Cass Gilbert's Woolworth Building

F.W. Woolworth Company

Frank Woolworth opened his first five-cent store in Utica, New York in 1879, but failed to maintain profitability. He opened his second store in Lancaster, Pennsylvania, where he argued that local Quakers knew the value of a nickel.[1] Woolworth was able to bring a big city shopping experience to small town America and took great advantage of the technological advancements of the era, especially the telegraph and the railroads in order to grow his empire.[2] Woolworth was new money in New York and being a man of taste, he argued that the opulence of his new offices at 280 Broadway demonstrated sound financial practice, and undertook a beautification and branding program throughout his empire of stores.[3] Between 1896 and 1900, this beautification and branding program allegedly increased sales by 100% by alluring passersby with a uniform, appealing look to Woolworth’s stores throughout the country.[4] However, design was a limited vehicle for conveying advertisement. Therefore, in 1900, Woolworth chose to build a new headquarters in Lancaster. Its purpose was to be the nicest building in town and to give Woolworth the image that came with it.[5]
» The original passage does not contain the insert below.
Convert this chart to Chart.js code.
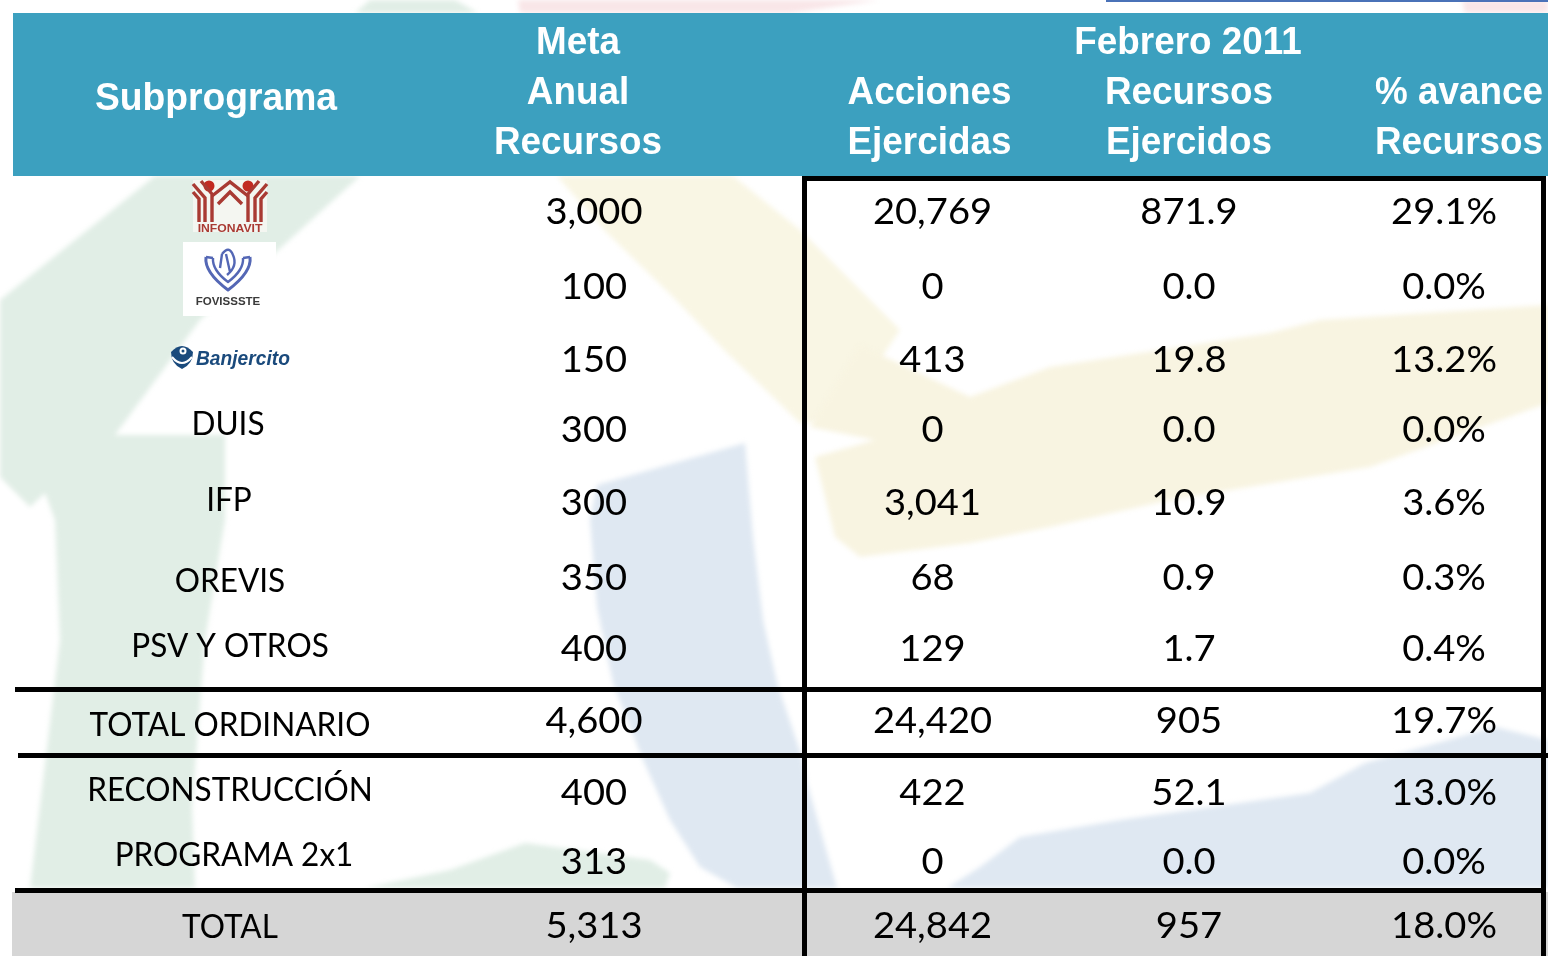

In 1905, Woolworth incorporated his company and needed new headquarters in New York City. At the time, the Singer Building was the tallest in the world, and was straight down Broadway from Woolworth’s offices at Broadway and Chambers Street, which is also right across Broadway from Gilbert’s Broadway-Chambers Building.[6] This may have been Woolworth’s first exposure to Gilbert as an architect, and by 1910, Woolworth had asked Gilbert to design his new headquarters between Barclay Street and Park Place on Broadway.

Why did Woolworth choose Cass Gilbert? Gilbert had garnered national fame as a result of his commission for the State Capitols of Minnesota and Arkansas, as well as for his design of the US Custom House in Manhattan. Woolworth may have seen Gilbert’s work either in Minnesota when visiting his stores or at the Custom House in New York, as the Woolworth Company was the nation’s largest importer.[7] For Woolworth however, it would have been the exposure he had to Gilbert’s Broadway-Chambers Building and of utmost relevance, the West Street Building, but a few blocks away from the site of the future Woolworth Building. Woolworth approached Gilbert seeking a grander version of the West Street Building “having admired the Gothic style of that structure.”[8]
 
[1] Fenske, The Skyscraper and the City., 13.
[2] Ibid., 18-19.
[3] Ibid., 20-21.
[4] Ibid., 27, 29.
[5] Ibid., 32-34.
[6] Ibid., 68.
[7] Ibid.
[8] Gilbert, Cass, quoted in Fenske, The Skyscraper, 68.